Penggunaan timbal yang gencar oleh industri cat disebabkan aturan yang belum pasti, minimnya kesadaran dan komitmen industri, serta murahnya timbal dibandingkan bahan lain.
Studi Nexus8 Foundation pada tahun 2021 menemukan, 88 dari 120 sampel cat berbasis pelarut dan cat industri yang dijual mengandung timbal di atas 90 ppm. Bahkan, 47 sampel cat di antaranya mengandung timbal di atas 10.000 ppm. Sementara cat yang mengandung timbal di bawah 90 ppm hanya ditemukan di 32 sampel.
Studi ini dilakukan dengan mengumpulkan secara acak 120 sampel cat berbasis pelarut dan cat industri yang dijual di sejumlah toko di 10 kota di Indonesia, yakni Jakarta, Bogor, Depok, Tangerang, Bekasi, Bandung, Yogyakarta, Surabaya, Sidoarjo, dan Denpasar.
Yuyun menjelaskan, penggunaan timbal yang gencar oleh industri cat disebabkan aturan yang belum pasti, minimnya kesadaran dan komitmen industri, serta murahnya timbal dibandingkan bahan lain. Meski begitu, sejak tahun 2022, kesadaran industri cat mulai berkembang. Hal ini ditandai dengan komitmen sejumlah produsen cat dalam mewujudkan produksi cat bebas timbal pada 2023. Ada tiga perusahaan cat yang menyatakan komitmen mereka, yakni PT Rajawali Hiyoto, PT Sigma Utama Paint, dan PT Mowilex Indonesia.
Ketua Yayasan Lembaga Konsumen Indonesia (YLKI) Tulus Abadi mengatakan, pengaturan kandungan timbal dalam cat mendesak dilakukan. Sebab, timbal telah terbukti berdampak negatif pada kesehatan, bahkan dalam beberapa kasus bisa menyebabkan kanker.
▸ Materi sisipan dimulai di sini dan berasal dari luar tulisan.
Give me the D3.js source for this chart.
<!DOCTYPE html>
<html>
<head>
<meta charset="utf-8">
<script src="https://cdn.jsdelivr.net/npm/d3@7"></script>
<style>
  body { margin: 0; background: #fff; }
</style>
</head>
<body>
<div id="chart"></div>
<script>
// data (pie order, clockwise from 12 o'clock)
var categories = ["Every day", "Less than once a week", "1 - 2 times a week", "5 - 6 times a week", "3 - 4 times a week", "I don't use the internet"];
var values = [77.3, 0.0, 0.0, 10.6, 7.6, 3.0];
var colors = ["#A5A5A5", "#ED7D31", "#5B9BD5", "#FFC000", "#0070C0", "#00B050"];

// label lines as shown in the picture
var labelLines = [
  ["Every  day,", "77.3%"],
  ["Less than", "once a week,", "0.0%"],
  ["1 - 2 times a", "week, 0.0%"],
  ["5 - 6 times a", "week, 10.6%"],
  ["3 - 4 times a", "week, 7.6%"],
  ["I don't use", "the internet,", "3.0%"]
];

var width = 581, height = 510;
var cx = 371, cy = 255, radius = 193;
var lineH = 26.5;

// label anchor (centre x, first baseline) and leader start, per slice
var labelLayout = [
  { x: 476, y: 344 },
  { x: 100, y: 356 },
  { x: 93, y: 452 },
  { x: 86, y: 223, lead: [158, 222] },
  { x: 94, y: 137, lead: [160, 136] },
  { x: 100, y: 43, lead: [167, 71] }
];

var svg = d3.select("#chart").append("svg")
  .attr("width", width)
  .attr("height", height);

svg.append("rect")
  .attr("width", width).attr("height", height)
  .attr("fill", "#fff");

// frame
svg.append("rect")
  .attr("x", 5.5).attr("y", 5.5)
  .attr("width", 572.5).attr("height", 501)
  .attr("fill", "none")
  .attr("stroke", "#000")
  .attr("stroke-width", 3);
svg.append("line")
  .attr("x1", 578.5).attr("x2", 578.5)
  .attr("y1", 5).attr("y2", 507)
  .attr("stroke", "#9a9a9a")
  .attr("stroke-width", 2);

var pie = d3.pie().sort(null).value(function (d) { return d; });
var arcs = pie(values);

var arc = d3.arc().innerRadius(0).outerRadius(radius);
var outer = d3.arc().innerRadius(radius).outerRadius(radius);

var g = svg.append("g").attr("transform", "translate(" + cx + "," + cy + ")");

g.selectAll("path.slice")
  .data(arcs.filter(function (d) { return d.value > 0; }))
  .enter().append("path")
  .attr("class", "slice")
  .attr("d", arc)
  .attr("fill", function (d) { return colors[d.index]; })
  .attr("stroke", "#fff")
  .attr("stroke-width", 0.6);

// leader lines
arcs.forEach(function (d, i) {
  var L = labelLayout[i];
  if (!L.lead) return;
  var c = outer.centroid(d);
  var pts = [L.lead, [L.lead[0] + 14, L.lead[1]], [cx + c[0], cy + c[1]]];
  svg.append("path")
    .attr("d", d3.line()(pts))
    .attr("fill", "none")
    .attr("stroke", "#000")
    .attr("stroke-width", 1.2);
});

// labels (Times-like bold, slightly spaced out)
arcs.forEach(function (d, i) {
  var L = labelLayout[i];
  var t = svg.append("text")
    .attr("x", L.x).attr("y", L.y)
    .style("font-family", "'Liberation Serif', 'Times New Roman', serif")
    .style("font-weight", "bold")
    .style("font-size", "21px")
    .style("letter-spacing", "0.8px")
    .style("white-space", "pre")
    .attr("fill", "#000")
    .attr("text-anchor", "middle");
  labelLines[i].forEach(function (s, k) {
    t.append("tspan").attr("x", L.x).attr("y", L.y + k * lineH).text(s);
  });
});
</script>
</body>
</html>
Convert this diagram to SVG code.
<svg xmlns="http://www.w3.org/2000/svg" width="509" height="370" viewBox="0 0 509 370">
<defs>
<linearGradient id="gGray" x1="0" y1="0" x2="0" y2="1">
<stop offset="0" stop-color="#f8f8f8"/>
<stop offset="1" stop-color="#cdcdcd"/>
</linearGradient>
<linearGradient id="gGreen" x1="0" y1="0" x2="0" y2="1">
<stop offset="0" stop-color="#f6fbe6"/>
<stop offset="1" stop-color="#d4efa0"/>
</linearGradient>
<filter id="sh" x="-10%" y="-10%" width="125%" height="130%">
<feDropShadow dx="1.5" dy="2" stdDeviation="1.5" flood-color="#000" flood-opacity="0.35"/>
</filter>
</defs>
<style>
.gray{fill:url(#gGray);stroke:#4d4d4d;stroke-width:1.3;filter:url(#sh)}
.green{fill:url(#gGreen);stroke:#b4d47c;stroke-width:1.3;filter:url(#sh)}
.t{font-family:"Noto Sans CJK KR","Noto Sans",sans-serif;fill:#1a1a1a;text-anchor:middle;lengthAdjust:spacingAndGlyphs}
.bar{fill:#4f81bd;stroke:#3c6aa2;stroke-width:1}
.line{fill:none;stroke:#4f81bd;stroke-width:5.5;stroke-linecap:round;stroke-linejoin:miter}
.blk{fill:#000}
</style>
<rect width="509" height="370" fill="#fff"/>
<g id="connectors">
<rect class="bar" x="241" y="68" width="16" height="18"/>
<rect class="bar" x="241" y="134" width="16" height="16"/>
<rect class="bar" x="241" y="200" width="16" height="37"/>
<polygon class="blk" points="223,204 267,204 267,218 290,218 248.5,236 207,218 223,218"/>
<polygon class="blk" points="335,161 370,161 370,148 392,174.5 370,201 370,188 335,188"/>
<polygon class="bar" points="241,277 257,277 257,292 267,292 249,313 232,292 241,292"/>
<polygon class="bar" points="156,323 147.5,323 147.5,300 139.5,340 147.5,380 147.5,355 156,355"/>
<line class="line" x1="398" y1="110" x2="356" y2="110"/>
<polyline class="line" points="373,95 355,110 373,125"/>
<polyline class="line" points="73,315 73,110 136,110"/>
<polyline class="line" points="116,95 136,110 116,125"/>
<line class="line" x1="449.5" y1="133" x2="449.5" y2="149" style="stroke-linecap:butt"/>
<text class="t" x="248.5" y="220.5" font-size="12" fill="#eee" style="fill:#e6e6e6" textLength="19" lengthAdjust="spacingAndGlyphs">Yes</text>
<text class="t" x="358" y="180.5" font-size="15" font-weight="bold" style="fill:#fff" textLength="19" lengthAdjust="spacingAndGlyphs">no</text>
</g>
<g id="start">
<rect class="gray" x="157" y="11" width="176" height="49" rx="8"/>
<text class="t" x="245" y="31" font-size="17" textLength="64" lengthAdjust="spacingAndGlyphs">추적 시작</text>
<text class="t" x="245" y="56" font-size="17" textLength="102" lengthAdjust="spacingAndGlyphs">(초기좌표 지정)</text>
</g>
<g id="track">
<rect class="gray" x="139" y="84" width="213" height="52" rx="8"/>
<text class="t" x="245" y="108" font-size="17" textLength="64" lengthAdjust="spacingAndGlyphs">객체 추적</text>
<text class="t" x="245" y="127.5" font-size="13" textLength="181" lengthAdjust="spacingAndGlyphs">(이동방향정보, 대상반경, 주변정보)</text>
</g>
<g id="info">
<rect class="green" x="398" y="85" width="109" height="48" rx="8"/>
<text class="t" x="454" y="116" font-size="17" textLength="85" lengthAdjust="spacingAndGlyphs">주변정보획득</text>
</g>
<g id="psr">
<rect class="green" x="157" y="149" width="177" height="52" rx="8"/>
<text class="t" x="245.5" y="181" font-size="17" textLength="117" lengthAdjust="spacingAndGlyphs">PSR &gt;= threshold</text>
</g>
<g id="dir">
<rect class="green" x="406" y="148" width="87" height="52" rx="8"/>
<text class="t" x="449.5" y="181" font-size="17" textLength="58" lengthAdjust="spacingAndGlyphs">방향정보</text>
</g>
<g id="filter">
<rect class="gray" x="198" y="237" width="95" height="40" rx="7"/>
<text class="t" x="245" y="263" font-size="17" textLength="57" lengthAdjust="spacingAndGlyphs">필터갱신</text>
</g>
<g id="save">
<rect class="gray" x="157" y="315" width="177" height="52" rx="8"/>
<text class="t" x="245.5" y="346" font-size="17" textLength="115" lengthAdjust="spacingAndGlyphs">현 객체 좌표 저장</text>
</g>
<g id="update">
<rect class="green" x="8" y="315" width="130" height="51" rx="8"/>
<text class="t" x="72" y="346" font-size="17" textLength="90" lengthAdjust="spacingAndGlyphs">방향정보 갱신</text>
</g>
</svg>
Selain itu, anak-anak memiliki kemungkinan besar terdampak timbal karena cat bertimbal dengan warna terang banyak digunakan di tempat-tempat umum, seperti sekolah, taman bermain, meja belajar, dan alat bermain.
”Risiko keterpaparan pada anak sangat tinggi mengingat cat bertimbal masih banyak digunakan di ruang-ruang anak. Bahkan, penggunaannya di rumah juga masih ditemukan karena orangtua tidak memilih cat bebas timbal,” ucapnya.
Menurut Tulus, semua pihak perlu memiliki komitmen serta kesadaran untuk dapat meminimalkan bahkan mengeliminasi dampak timbal pada kesehatan dan lingkungan. Konsumen sebagai pihak pengguna juga harus konsisten menggunakan cat tanpa timbal. Sementara produsen sebagai penyedia cat harus berusaha mencari alternatif bahan untuk mengganti timbal sebagai bahan dalam produksi cat. Terakhir dan paling penting, pemerintah sebagai pembuat kebijakan dan pelaksana mandat undang-undang harus membuat kebijakan yang pasti untuk membatasi ataupun melarang penggunaan timbal.
”Konsumen, produsen, dan terutama pemerintah harus konsisten dan berkomitmen dalam cat bebas timbal. Jangan sampai mengedepankan kepentingan bisnis tapi malah mengorbankan kesehatan anak,” katanya.